Despite this, the government-sponsored enterprises (GSEs) Fannie Mae
and Freddie Mac have both reined in their underwriting on student
housing deals this year. Freddie Mac raised its debt service
coverage ratio (DSCR) to 1.35x in late August and also moved the
loan-to-value (LTV) ratio to 75 percent earlier this year. Fannie
has similarly tightened up: 75 percent LTV is the new ceiling, and
partial interest-only periods are no longer offered.
With lenders approaching this seemingly recession-resistant sector
with more trepidation, some are asking: why the disconnect? Part of
the reason is a lack of current, reliable data for the highly
fragmented industry.
Keeping Close Watch
Lenders are anxiously watching the current lease-up season to
determine just how resilient student housing is. “The theory that
this segment is recession-resistant makes sense on paper and in
theory, but we’ll see how it plays out,” says Mitch Kiffe, vice
president of sales at McLean, Va.-based Freddie Mac. “There is still
a lack of visibility with what’s really going to happen. The
industry broadly needs to get better at collecting and disseminating
data.”
Lenders are also less willing to be aggressive because student
housing is a niche area with its own property management skill set.
When considering a deal, lenders must mull the possibility of having
to take a property back from the owner in case of default. “There
are a limited number of really capable, qualified, great operators,”
Lutz says. “If you’re forced to take something back, you can’t
easily take a non-student housing operator and let them step in on
that deal and assume it will operate with the same efficiency.”
Other factors contribute to student housing deals being priced
higher and underwritten tighter, GSE executives say. Fannie Mae and
Freddie Mac are increasingly securitizing student-housing loans, yet
the investor appetite for this space is more limited than for loans
backing conventional apartments.
The Good News
Still, the demographics paint a favorable picture for student
housing. The Echo Boom generation, numbered at 88.5 million, is as
large as the Baby Boomer generation, and the number of those turning
18 is expected to peak in 2010, at 5 million. That number should
remain above the 5 million mark through 2020, estimates the U.S.
Census Bureau.
What's more, the average freshman class is growing by about 2
percent annually, and a recent survey found that private colleges
admitted 8.7 percent more students this year, while public colleges
admitted 3.1 percent more students this year, according to
theChronicle of Higher Education.
Lastly, the supply and demand of student housing is well-balanced,
and the lack of construction capital on the market, combined with
the fact that many schools are struggling with their budgets, should
keep it that way. “The good news is that once the properties in the
pipeline get delivered, it will be a while before there’s new supply
coming on,” Kiffe says. “If you fast forward two or three years,
there probably won’t be a lot of new supply coming online.”

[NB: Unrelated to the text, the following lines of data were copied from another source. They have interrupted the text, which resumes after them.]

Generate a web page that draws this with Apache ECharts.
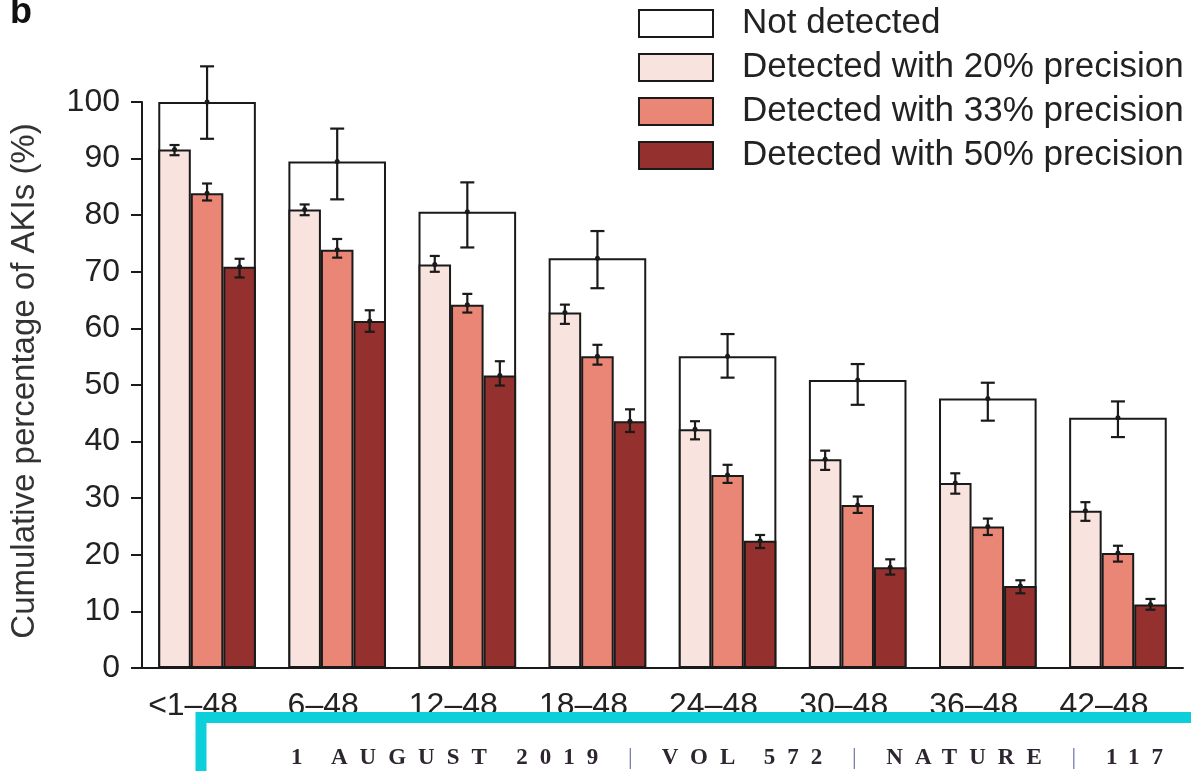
<!DOCTYPE html>
<html>
<head>
<meta charset="utf-8">
<script src="https://cdn.jsdelivr.net/npm/echarts@6/dist/echarts.min.js"></script>
<style>
html,body{margin:0;padding:0;background:#fff;}
#wrap{position:relative;width:1191px;height:771px;overflow:hidden;}
#chart{width:1191px;height:771px;}
#footer{position:absolute;left:291px;top:744px;line-height:26px;white-space:pre;font-family:"Liberation Serif",serif;font-weight:bold;font-size:23px;letter-spacing:12px;color:#2d2630;}
#footer .bar{color:#6d6fa0;font-weight:normal;}
</style>
</head>
<body>
<div id="wrap">
<div id="chart"></div>
<div id="footer"></div>
</div>
<script>
// ---- data ----
const categories = ['<1–48', '6–48', '12–48', '18–48', '24–48', '30–48', '36–48', '42–48'];
const seriesNames = ['Not detected', 'Detected with 20% precision', 'Detected with 33% precision', 'Detected with 50% precision'];
const notDetected = [100, 89.5, 80.6, 72.4, 55.1, 50.9, 47.6, 44.2];
const notDetectedLow = [93.5, 82.8, 74.3, 67.1, 51.3, 46.5, 43.7, 40.8];
const notDetectedHigh = [106.3, 95.3, 85.8, 77.2, 59.0, 53.7, 50.4, 47.1];
const det20 = [91.6, 81.0, 71.3, 62.8, 42.2, 36.9, 32.7, 27.8];
const det20Low = [90.6, 80.0, 70.0, 60.8, 40.4, 35.0, 30.8, 26.0];
const det20High = [92.4, 81.9, 72.8, 64.2, 43.6, 38.4, 34.4, 29.3];
const det33 = [83.9, 73.9, 64.2, 55.1, 34.1, 28.8, 25.0, 20.3];
const det33Low = [82.6, 72.5, 62.8, 53.6, 32.7, 27.4, 23.5, 18.8];
const det33High = [85.6, 75.8, 66.1, 57.1, 35.9, 30.3, 26.4, 21.6];
const det50 = [70.9, 61.3, 51.7, 43.6, 22.5, 17.8, 14.5, 11.2];
const det50Low = [69.0, 59.4, 49.9, 41.7, 21.2, 16.5, 13.2, 10.3];
const det50High = [72.3, 63.2, 54.2, 45.7, 23.5, 19.2, 15.5, 12.2];
const yTicks = [0, 100, 10]; // min, max, interval
const footerParts = ['1 AUGUST 2019 ', '|', ' VOL 572 ', '|', ' NATURE ', '|', ' 117'];

const colors = ['#ffffff', '#f9e3de', '#ea8675', '#94302d'];
const edge = '#1a1a1a';

// footer as real HTML text (letter-spaced)
const footer = document.getElementById('footer');
footerParts.forEach(p => {
  const s = document.createElement('span');
  s.textContent = p;
  if (p === '|') s.className = 'bar';
  footer.appendChild(s);
});

function errData(lo, hi, mid) {
  return mid.map((m, i) => [i, lo[i], hi[i], m]);
}
function errSeries(name, lo, hi, mid, slot, capHalf) {
  return {
    type: 'custom',
    name: name + ' error',
    xAxisIndex: 0,
    z: 10,
    silent: true,
    data: errData(lo, hi, mid),
    renderItem: function (params, api) {
      const i = api.value(0);
      const bw = api.size([1, 0])[0];
      const off = slot * bw * 0.25;
      const pLo = api.coord([i, api.value(1)]);
      const pHi = api.coord([i, api.value(2)]);
      const pMid = api.coord([i, api.value(3)]);
      const x = pLo[0] + off;
      const st = { stroke: edge, lineWidth: 2.2 };
      return {
        type: 'group',
        children: [
          { type: 'line', shape: { x1: x, y1: pLo[1], x2: x, y2: pHi[1] }, style: st },
          { type: 'line', shape: { x1: x - capHalf, y1: pLo[1], x2: x + capHalf, y2: pLo[1] }, style: st },
          { type: 'line', shape: { x1: x - capHalf, y1: pHi[1], x2: x + capHalf, y2: pHi[1] }, style: st },
          { type: 'circle', shape: { cx: x, cy: pMid[1], r: 2.5 }, style: { fill: edge } }
        ]
      };
    }
  };
}

const chart = echarts.init(document.getElementById('chart'), null, { renderer: 'canvas' });
const barItem = c => ({ color: c, borderColor: edge, borderWidth: 2 });

chart.setOption({
  animation: false,
  backgroundColor: '#ffffff',
  textStyle: { fontFamily: 'Liberation Sans, Arial, sans-serif' },
  grid: { left: 141, right: 8, top: 102, bottom: 103, containLabel: false },
  legend: {
    data: seriesNames,
    orient: 'vertical',
    left: 633,
    top: 1,
    itemWidth: 74,
    itemHeight: 27,
    itemGap: 9,
    icon: 'rect',
    selectedMode: false,
    itemStyle: { borderColor: edge, borderWidth: 2 },
    textStyle: { fontSize: 35, color: '#222', padding: [0, 0, 0, 24], lineHeight: 34, fontFamily: 'Liberation Sans, Arial, sans-serif' }
  },
  xAxis: [
    {
      type: 'category',
      data: categories,
      axisLine: { lineStyle: { color: edge, width: 2 } },
      axisTick: { alignWithLabel: true, length: 10, lineStyle: { color: edge, width: 2 } },
      axisLabel: { fontSize: 32, color: '#222', margin: 22, interval: 0, padding: [0, 28, 0, 0] },
      splitLine: { show: false }
    },
    {
      type: 'category',
      data: categories,
      show: false
    }
  ],
  yAxis: {
    type: 'value',
    min: yTicks[0],
    max: yTicks[1],
    interval: yTicks[2],
    name: 'Cumulative percentage of AKIs (%)',
    nameLocation: 'middle',
    nameRotate: 90,
    nameGap: 101,
    nameTextStyle: { fontSize: 33, color: '#333', padding: [0, 0, 0, 8] },
    axisLine: { show: true, lineStyle: { color: edge, width: 2 } },
    axisTick: { show: true, length: 11, lineStyle: { color: edge, width: 2 } },
    axisLabel: { fontSize: 32, color: '#222', margin: 22 },
    splitLine: { show: false }
  },
  series: [
    {
      type: 'bar', name: seriesNames[0], xAxisIndex: 1, data: notDetected,
      barCategoryGap: '25%', itemStyle: barItem(colors[0]), z: 1
    },
    {
      type: 'bar', name: seriesNames[1], xAxisIndex: 0, data: det20,
      barGap: '0%', barCategoryGap: '25%', itemStyle: barItem(colors[1]), z: 3
    },
    {
      type: 'bar', name: seriesNames[2], xAxisIndex: 0, data: det33,
      barGap: '0%', barCategoryGap: '25%', itemStyle: barItem(colors[2]), z: 3
    },
    {
      type: 'bar', name: seriesNames[3], xAxisIndex: 0, data: det50,
      barGap: '0%', barCategoryGap: '25%', itemStyle: barItem(colors[3]), z: 3
    },
    errSeries(seriesNames[0], notDetectedLow, notDetectedHigh, notDetected, 0, 7),
    errSeries(seriesNames[1], det20Low, det20High, det20, -1, 5),
    errSeries(seriesNames[2], det33Low, det33High, det33, 0, 5),
    errSeries(seriesNames[3], det50Low, det50High, det50, 1, 5)
  ],
  graphic: [
    {
      type: 'text', left: 10, top: -5, z: 100,
      style: { text: 'b', font: 'bold 36px Liberation Sans, Arial, sans-serif', fill: '#111' }
    },
    {
      type: 'rect', z: 100,
      shape: { x: 201, y: 717.5, width: 1100, height: 120 },
      style: { fill: '#ffffff', stroke: '#0ccfd9', lineWidth: 11 }
    }
  ]
});
</script>
</body>
</html>
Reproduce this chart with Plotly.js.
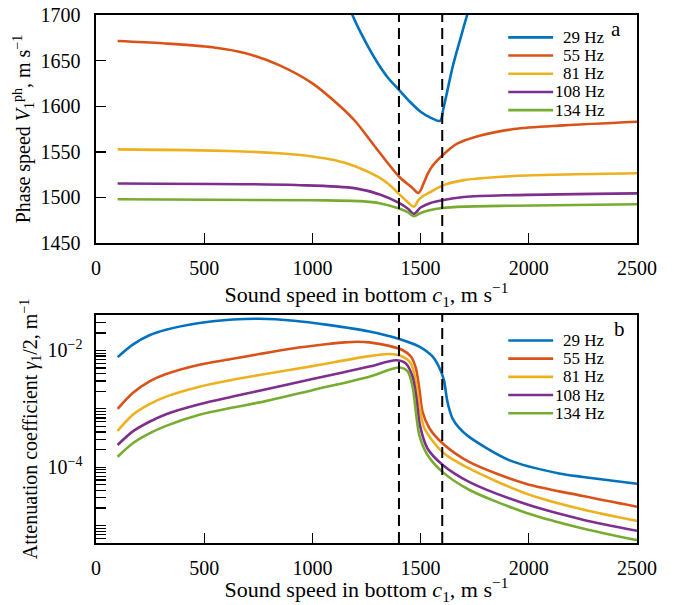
<!DOCTYPE html>
<html>
<head>
<meta charset="utf-8">
<script src="https://cdn.plot.ly/plotly-3.0.1.min.js"></script>
<style>html,body{margin:0;padding:0;background:#fff;}#chart{width:674px;height:605px;}</style>
</head>
<body>
<div id="chart"></div>
<script>
// ---- data ----
const freqLabels = ['29 Hz', '55 Hz', '81 Hz', '108 Hz', '134 Hz'];
const boundaries = [1400, 1600];

// (a) phase speed, m/s
const phase29X = [1170, 1185, 1240, 1300, 1350, 1400, 1450, 1500, 1550, 1590, 1605, 1620, 1650, 1685, 1715, 1730];
const phase29Y = [1710, 1700, 1673, 1648, 1631, 1618, 1605, 1594, 1587, 1584, 1597, 1613, 1645, 1675, 1700, 1712];
const phase55X = [100, 308, 538, 692, 846, 1000, 1123, 1200, 1285, 1400, 1460, 1490, 1515, 1531, 1550, 1575, 1600, 1669, 1777, 1931, 2161, 2500];
const phase55Y = [1671.5, 1669, 1664.6, 1658, 1645, 1625, 1601, 1583, 1557, 1523, 1511, 1505, 1516, 1525, 1533, 1540, 1546, 1559, 1568, 1575, 1579, 1583];
const phase81X = [100, 615, 846, 1000, 1100, 1200, 1300, 1350, 1400, 1440, 1469, 1490, 1508, 1546, 1600, 1700, 1931, 2500];
const phase81Y = [1552.7, 1551, 1548.4, 1545, 1541, 1534, 1523, 1515, 1504, 1495, 1490, 1497, 1501, 1506, 1513, 1519, 1523.5, 1526.5];
const phase108X = [100, 923, 1200, 1315, 1400, 1440, 1469, 1500, 1546, 1600, 1700, 1931, 2500];
const phase108Y = [1515.4, 1513.6, 1510, 1503, 1494, 1488, 1482, 1489, 1494, 1497, 1500.5, 1502.6, 1504.5];
const phase134X = [100, 1000, 1223, 1315, 1400, 1440, 1469, 1500, 1540, 1600, 1700, 1931, 2500];
const phase134Y = [1498, 1497, 1496, 1493.5, 1488, 1484, 1479.5, 1483, 1486, 1488.5, 1490, 1491, 1492.5];

// (b) attenuation coefficient gamma/2, 1/m
const att29X = [100, 170, 247, 324, 478, 632, 755, 916, 1072, 1263, 1401, 1494, 1555, 1594, 1609, 1624, 1647, 1678, 1724, 1909, 2140, 2250, 2500];
const att29Y = [7.7e-3, 1.26e-2, 1.82e-2, 2.26e-2, 2.95e-2, 3.39e-2, 3.5e-2, 3.24e-2, 2.75e-2, 2.12e-2, 1.58e-2, 1.17e-2, 7.9e-3, 4.4e-3, 2.95e-3, 1.32e-3, 6.9e-4, 4.7e-4, 3.3e-4, 1.32e-4, 7.8e-5, 6.8e-5, 5.2e-5];
const att55X = [100, 170, 247, 324, 478, 632, 755, 900, 1072, 1150, 1209, 1263, 1355, 1416, 1455, 1478, 1494, 1509, 1540, 1601, 1724, 1986, 2250, 2500];
const att55Y = [1.0e-3, 1.86e-3, 2.95e-3, 3.94e-3, 5.7e-3, 7.2e-3, 8.7e-3, 1.07e-2, 1.29e-2, 1.38e-2, 1.41e-2, 1.38e-2, 1.20e-2, 1.02e-2, 7.9e-3, 5.0e-3, 2.24e-3, 8.9e-4, 4.7e-4, 2.57e-4, 1.23e-4, 5.2e-5, 3.2e-5, 2.1e-5];
const att81X = [100, 170, 247, 324, 478, 632, 755, 1000, 1263, 1355, 1416, 1455, 1478, 1494, 1517, 1601, 1724, 1986, 2250, 2500];
const att81Y = [4.2e-4, 7.9e-4, 1.20e-3, 1.62e-3, 2.4e-3, 3.16e-3, 3.8e-3, 5.4e-3, 8.0e-3, 8.7e-3, 7.9e-3, 6.0e-3, 2.95e-3, 1.17e-3, 4.7e-4, 1.82e-4, 9.5e-5, 3.55e-5, 1.88e-5, 1.2e-5];
const att108X = [100, 170, 247, 324, 478, 632, 755, 1000, 1263, 1386, 1432, 1463, 1481, 1497, 1532, 1601, 1724, 1986, 2250, 2500];
const att108Y = [2.4e-4, 4.1e-4, 6.0e-4, 8.1e-4, 1.20e-3, 1.62e-3, 2.04e-3, 3.24e-3, 5.3e-3, 6.8e-3, 6.0e-3, 3.55e-3, 1.51e-3, 5.2e-4, 2.09e-4, 1.10e-4, 5.6e-5, 2.34e-5, 1.26e-5, 8.1e-6];
const att134X = [100, 170, 247, 324, 478, 632, 755, 1000, 1263, 1401, 1440, 1463, 1478, 1494, 1532, 1601, 1724, 1986, 2250, 2500];
const att134Y = [1.51e-4, 2.57e-4, 3.8e-4, 5.1e-4, 7.9e-4, 1.05e-3, 1.29e-3, 2.09e-3, 3.55e-3, 5.1e-3, 4.4e-3, 2.4e-3, 8.9e-4, 3.55e-4, 1.62e-4, 8.3e-5, 4.1e-5, 1.66e-5, 8.9e-6, 5.6e-6];

// tick labels
const phaseXTicks = [0, 500, 1000, 1500, 2000, 2500];
const phaseYTicks = [1450, 1500, 1550, 1600, 1650, 1700];
const attLabelVals = [1e-4, 1e-2];
const attLabelText = ['10<sup>−4</sup>', '10<sup>−2</sup>'];

// ---- build ----
const colors = ['#0072BD', '#D95319', '#EDB120', '#7E2F8E', '#77AC30'];
const phaseX = [phase29X, phase55X, phase81X, phase108X, phase134X];
const phaseY = [phase29Y, phase55Y, phase81Y, phase108Y, phase134Y];
const attX = [att29X, att55X, att81X, att108X, att134X];
const attY = [att29Y, att55Y, att81Y, att108Y, att134Y];

const traces = [];
for (let i = 0; i < freqLabels.length; i++) {
  traces.push({x: phaseX[i], y: phaseY[i], xaxis: 'x', yaxis: 'y', type: 'scatter', mode: 'lines',
    name: freqLabels[i], showlegend: false, line: {color: colors[i], width: 2.6, shape: 'spline', smoothing: 0.9}});
}
for (let i = 0; i < freqLabels.length; i++) {
  traces.push({x: attX[i], y: attY[i], xaxis: 'x2', yaxis: 'y2', type: 'scatter', mode: 'lines',
    name: freqLabels[i], showlegend: false, line: {color: colors[i], width: 2.6, shape: 'spline', smoothing: 0.8}});
}

// unlabeled log minor tick positions
const attMinorVals = [];
for (let e = -6; e <= -2; e++) {
  for (let m = 1; m <= 9; m++) attMinorVals.push(m * Math.pow(10, e));
}

const FAMILY = 'Liberation Serif, DejaVu Serif, serif';
const font = {family: FAMILY, color: '#000'};
const tickFont = {family: FAMILY, color: '#000', size: 20};
const xTitleFont = {family: FAMILY, color: '#000', size: 22};
const yTitleFont = {family: FAMILY, color: '#000', size: 20};

const baseAxis = {
  showgrid: false, zeroline: false, showline: true, linecolor: '#000', linewidth: 1.6, mirror: true,
  ticks: 'inside', ticklen: 10, tickwidth: 1.3, tickcolor: '#000', tickfont: tickFont
};

const shapes = [];
const annotations = [];
[['x', 'y'], ['x2', 'y2']].forEach(function (ax) {
  boundaries.forEach(function (b) {
    shapes.push({type: 'line', xref: ax[0], yref: ax[1] + ' domain', x0: b, x1: b, y0: 0, y1: 1,
      line: {color: '#000', width: 2, dash: '11px,6px'}});
  });
});

// manual legends inside each panel
const legTop = {y: 'y', row0: 0.902, xref: 'x'};
const legBot = {y: 'y2', row0: 0.888, xref: 'x2'};
[legTop, legBot].forEach(function (L) {
  for (let i = 0; i < freqLabels.length; i++) {
    const yy = L.row0 - i * 0.0798;
    shapes.push({type: 'line', xref: L.xref + ' domain', yref: L.y + ' domain', x0: 0.762, x1: 0.845, y0: yy, y1: yy,
      line: {color: colors[i], width: 2.6}});
    annotations.push({xref: L.xref + ' domain', yref: L.y + ' domain', x: 0.944, y: yy, xanchor: 'right', yanchor: 'middle',
      text: freqLabels[i], showarrow: false, font: {family: FAMILY, color: '#000', size: 17}});
  }
});
annotations.push({xref: 'x domain', yref: 'y domain', x: 0.975, y: 0.94, xanchor: 'right', yanchor: 'middle',
  text: 'a', showarrow: false, font: {family: FAMILY, color: '#000', size: 21}});
annotations.push({xref: 'x2 domain', yref: 'y2 domain', x: 0.982, y: 0.94, xanchor: 'right', yanchor: 'middle',
  text: 'b', showarrow: false, font: {family: FAMILY, color: '#000', size: 21}});

const layout = {
  width: 674, height: 605,
  margin: {l: 96, r: 37, t: 15, b: 62},
  paper_bgcolor: '#fff', plot_bgcolor: '#fff',
  font: font,
  showlegend: false,
  xaxis: Object.assign({}, baseAxis, {domain: [0, 1], anchor: 'y', range: [0, 2500], tickmode: 'array', tickvals: phaseXTicks,
    ticklabelstandoff: 6,
    title: {text: 'Sound speed in bottom <i>c</i><sub>1</sub>, m s<sup>−1</sup>', font: xTitleFont, standoff: 0}}),
  yaxis: Object.assign({}, baseAxis, {domain: [0.568, 1], anchor: 'x', range: [1450, 1700], tickmode: 'array', tickvals: phaseYTicks,
    ticklabelstandoff: 10,
    title: {text: 'Phase speed <i>V</i><sub>1</sub><sup>ph</sup>, m s<sup>−1</sup>', font: yTitleFont, standoff: 4}}),
  xaxis2: Object.assign({}, baseAxis, {domain: [0, 1], anchor: 'y2', range: [0, 2500], tickmode: 'array', tickvals: phaseXTicks,
    ticklabelstandoff: 6,
    title: {text: 'Sound speed in bottom <i>c</i><sub>1</sub>, m s<sup>−1</sup>', font: xTitleFont, standoff: 0}}),
  yaxis2: Object.assign({}, baseAxis, {domain: [0, 0.432], anchor: 'x2', type: 'log', range: [-5.3, -1.39],
    tickmode: 'array', tickvals: attLabelVals, ticktext: attLabelText, ticklabelstandoff: 8,
    minor: {tickmode: 'array', tickvals: attMinorVals, ticks: 'inside', ticklen: 10, tickwidth: 1.3, tickcolor: '#000', showgrid: false},
    title: {text: 'Attenuation coefficient <i>γ</i><sub>1</sub>/2, m<sup>−1</sup>', font: yTitleFont, standoff: 4}}),
  shapes: shapes,
  annotations: annotations
};

Plotly.newPlot('chart', traces, layout, {staticPlot: true, displayModeBar: false});
</script>
</body>
</html>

Different Metrics, Decent Prices
Despite the stricter underwriting, a strong borrower can still get a
10-year student-housing mortgage with all-in rates in the low- to
mid-6 percent range from the agencies.
Fannie Mae entered the student housing industry in 2001. But it
wasn’t until last year that Freddie Mac rolled out its dedicated
student housing mortgage, processing about $580 million in 2008. The
company is on a similar pace this year, having done between $250
million and $300 million in student housing deals through July.
The classification of student housing deals varies from lender to
lender. Fannie Mae considers a student housing property as one where
more than 20 percent of the occupants are students. Freddie Mac sets
the bar higher, at 50 percent. Yet Freddie is more willing to
consider funding projects at smaller schools: The company looks for
deals at schools with at least 8,000 students, while Fannie Mae
targets schools with enrollments of 20,000 or more.